* _EXTRACTED RECORDS_
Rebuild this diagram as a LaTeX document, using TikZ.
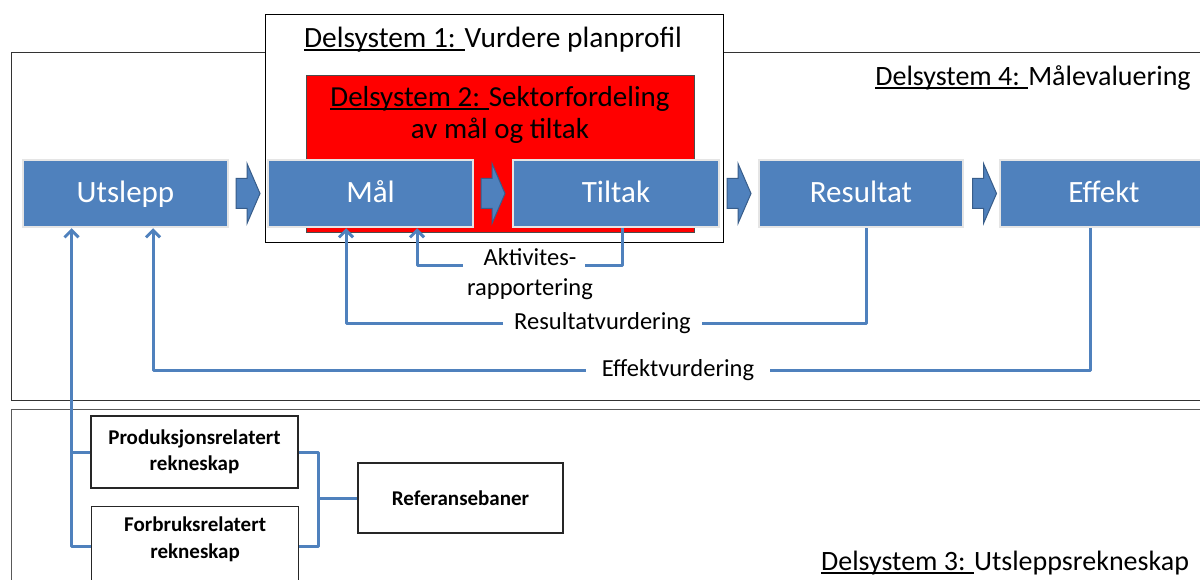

==

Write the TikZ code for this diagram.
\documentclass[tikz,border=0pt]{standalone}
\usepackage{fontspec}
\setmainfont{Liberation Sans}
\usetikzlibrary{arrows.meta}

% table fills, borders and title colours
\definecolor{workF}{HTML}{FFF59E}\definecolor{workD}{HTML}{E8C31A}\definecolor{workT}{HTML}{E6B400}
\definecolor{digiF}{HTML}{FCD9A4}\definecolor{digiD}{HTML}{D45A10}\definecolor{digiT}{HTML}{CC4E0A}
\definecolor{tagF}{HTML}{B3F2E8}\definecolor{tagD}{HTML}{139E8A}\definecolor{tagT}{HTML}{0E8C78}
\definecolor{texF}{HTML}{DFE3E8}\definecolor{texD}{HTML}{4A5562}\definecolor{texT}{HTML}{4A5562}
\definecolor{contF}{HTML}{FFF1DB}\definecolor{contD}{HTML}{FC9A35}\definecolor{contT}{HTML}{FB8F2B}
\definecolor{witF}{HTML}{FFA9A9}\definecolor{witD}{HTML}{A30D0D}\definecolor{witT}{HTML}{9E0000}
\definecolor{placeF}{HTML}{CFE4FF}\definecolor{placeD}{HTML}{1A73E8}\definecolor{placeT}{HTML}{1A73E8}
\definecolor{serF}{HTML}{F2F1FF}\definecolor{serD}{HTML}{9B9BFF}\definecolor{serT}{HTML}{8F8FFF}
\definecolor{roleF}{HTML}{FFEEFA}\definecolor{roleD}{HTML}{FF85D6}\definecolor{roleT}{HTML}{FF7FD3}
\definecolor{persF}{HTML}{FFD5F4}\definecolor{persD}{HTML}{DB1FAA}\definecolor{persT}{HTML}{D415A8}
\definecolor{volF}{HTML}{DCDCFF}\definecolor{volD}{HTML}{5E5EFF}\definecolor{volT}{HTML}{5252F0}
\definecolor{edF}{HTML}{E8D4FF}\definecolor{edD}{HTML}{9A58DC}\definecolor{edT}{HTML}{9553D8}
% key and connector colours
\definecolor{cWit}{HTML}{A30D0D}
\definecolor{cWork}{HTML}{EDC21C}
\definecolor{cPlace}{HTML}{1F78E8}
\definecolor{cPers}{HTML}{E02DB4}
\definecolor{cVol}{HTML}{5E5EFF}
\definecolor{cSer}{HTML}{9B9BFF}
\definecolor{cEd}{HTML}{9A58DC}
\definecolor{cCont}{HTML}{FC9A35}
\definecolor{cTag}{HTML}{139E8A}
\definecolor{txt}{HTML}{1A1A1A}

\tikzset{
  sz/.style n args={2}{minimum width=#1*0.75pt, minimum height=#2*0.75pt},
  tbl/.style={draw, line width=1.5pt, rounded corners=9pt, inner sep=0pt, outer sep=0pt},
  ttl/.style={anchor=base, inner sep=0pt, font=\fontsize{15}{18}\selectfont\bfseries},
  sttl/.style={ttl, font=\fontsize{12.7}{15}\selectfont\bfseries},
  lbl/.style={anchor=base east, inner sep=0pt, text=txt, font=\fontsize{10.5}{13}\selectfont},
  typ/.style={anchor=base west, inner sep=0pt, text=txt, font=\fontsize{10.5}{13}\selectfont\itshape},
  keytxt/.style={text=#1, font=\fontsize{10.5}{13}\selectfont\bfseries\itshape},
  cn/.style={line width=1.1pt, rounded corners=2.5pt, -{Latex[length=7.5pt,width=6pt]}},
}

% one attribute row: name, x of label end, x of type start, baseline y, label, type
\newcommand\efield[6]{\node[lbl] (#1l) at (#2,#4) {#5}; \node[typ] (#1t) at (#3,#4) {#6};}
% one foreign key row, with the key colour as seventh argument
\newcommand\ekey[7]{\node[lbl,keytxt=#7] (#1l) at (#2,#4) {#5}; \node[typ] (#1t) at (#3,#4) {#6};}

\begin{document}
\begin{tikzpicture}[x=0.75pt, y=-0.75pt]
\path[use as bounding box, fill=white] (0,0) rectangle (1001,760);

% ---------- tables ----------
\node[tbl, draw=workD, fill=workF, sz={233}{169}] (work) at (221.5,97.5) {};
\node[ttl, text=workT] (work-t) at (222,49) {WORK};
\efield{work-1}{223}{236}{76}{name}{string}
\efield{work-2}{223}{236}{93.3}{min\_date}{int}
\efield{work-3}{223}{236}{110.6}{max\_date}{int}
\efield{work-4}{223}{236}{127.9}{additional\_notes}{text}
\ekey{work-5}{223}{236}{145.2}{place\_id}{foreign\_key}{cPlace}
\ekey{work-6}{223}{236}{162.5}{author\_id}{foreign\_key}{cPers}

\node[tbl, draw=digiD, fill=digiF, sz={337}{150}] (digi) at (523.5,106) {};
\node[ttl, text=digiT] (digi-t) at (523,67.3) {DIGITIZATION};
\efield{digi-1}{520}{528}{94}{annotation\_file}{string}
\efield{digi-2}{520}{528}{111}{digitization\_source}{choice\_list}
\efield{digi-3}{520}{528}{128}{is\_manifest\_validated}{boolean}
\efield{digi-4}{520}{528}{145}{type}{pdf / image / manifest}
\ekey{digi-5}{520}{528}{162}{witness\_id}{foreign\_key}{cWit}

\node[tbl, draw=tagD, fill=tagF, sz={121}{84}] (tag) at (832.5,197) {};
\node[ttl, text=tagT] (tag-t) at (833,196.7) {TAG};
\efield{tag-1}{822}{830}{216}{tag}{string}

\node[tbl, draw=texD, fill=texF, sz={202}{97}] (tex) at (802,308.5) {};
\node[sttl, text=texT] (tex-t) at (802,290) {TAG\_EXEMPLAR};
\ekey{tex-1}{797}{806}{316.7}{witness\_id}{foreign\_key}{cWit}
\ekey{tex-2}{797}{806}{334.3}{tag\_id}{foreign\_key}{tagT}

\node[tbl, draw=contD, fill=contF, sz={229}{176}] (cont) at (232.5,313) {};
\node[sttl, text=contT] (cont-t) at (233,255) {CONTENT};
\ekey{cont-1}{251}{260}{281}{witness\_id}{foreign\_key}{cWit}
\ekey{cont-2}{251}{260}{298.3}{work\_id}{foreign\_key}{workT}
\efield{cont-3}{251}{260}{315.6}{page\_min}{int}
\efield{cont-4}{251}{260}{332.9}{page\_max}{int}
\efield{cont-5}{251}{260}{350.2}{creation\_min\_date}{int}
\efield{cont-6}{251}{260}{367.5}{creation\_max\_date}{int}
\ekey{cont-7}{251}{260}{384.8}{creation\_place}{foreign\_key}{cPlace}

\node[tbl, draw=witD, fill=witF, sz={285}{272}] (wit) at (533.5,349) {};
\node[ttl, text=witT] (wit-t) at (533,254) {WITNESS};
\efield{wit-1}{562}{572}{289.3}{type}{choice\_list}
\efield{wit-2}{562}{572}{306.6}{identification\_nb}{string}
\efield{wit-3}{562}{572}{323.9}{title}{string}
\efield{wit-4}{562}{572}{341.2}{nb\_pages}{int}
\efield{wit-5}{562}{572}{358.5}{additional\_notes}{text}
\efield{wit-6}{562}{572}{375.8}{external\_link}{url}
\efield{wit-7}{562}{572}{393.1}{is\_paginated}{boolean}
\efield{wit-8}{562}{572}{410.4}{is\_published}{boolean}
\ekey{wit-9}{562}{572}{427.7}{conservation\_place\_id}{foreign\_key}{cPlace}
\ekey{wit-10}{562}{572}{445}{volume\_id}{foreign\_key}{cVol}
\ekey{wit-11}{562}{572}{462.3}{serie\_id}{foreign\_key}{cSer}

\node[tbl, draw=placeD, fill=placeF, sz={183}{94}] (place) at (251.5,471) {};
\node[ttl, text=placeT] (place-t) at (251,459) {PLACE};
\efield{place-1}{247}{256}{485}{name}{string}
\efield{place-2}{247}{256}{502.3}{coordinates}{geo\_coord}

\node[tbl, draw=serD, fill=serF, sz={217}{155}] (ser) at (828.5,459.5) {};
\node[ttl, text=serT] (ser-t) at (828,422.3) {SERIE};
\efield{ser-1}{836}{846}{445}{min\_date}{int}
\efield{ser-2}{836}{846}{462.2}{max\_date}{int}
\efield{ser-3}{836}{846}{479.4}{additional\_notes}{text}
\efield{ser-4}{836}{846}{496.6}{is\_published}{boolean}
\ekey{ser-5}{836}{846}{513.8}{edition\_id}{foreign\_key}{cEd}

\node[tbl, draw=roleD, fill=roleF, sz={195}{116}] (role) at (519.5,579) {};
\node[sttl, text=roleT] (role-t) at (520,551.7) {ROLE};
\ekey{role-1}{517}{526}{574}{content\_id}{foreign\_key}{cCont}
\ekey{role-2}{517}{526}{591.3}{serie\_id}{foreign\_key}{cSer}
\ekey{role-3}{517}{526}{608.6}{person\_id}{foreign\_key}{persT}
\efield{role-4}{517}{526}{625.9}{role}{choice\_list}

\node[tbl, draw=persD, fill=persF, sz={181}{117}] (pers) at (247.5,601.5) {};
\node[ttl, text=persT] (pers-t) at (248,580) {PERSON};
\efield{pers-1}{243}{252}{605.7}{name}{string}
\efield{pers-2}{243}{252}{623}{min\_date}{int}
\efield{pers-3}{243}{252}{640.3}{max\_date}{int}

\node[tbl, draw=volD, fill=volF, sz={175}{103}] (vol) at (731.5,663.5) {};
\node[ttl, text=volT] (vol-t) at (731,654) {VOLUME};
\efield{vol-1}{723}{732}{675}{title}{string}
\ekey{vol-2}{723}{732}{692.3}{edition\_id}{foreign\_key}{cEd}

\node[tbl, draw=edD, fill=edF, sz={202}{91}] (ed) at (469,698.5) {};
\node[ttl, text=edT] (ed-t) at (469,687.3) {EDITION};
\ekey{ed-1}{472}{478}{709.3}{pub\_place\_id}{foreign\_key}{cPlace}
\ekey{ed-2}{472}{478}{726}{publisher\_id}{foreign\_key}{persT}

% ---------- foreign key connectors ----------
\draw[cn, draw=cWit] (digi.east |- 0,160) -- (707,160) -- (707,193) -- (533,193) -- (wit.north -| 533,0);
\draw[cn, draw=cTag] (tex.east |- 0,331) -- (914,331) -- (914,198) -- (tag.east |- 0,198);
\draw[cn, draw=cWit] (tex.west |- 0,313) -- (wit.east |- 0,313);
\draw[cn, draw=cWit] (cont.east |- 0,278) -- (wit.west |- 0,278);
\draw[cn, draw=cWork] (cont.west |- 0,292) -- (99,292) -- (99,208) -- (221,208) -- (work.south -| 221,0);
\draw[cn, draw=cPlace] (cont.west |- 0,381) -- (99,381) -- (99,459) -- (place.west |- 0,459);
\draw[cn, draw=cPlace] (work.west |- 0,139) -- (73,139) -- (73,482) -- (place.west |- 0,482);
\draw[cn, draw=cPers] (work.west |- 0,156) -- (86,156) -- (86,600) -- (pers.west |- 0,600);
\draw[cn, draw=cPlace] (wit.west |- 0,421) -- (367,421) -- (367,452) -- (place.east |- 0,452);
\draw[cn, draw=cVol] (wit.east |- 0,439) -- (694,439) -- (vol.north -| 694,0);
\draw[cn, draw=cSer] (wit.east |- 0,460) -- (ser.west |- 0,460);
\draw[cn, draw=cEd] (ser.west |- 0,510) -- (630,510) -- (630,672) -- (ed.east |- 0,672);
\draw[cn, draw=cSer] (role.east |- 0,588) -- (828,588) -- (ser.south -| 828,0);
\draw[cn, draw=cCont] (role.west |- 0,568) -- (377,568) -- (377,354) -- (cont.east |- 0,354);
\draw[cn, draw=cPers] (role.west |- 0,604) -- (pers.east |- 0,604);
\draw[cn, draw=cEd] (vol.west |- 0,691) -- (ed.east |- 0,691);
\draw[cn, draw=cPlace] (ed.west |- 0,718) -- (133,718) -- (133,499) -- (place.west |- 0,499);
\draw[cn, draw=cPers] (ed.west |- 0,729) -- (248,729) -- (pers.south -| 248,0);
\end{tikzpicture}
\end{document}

* _WHAT THE TASK REQUIRES_
Copy down every line of the material above that includes the string "this".

* _FINISHED EXERCISE_
Rebuild this diagram as a LaTeX document, using TikZ.
Write the TikZ code for this diagram.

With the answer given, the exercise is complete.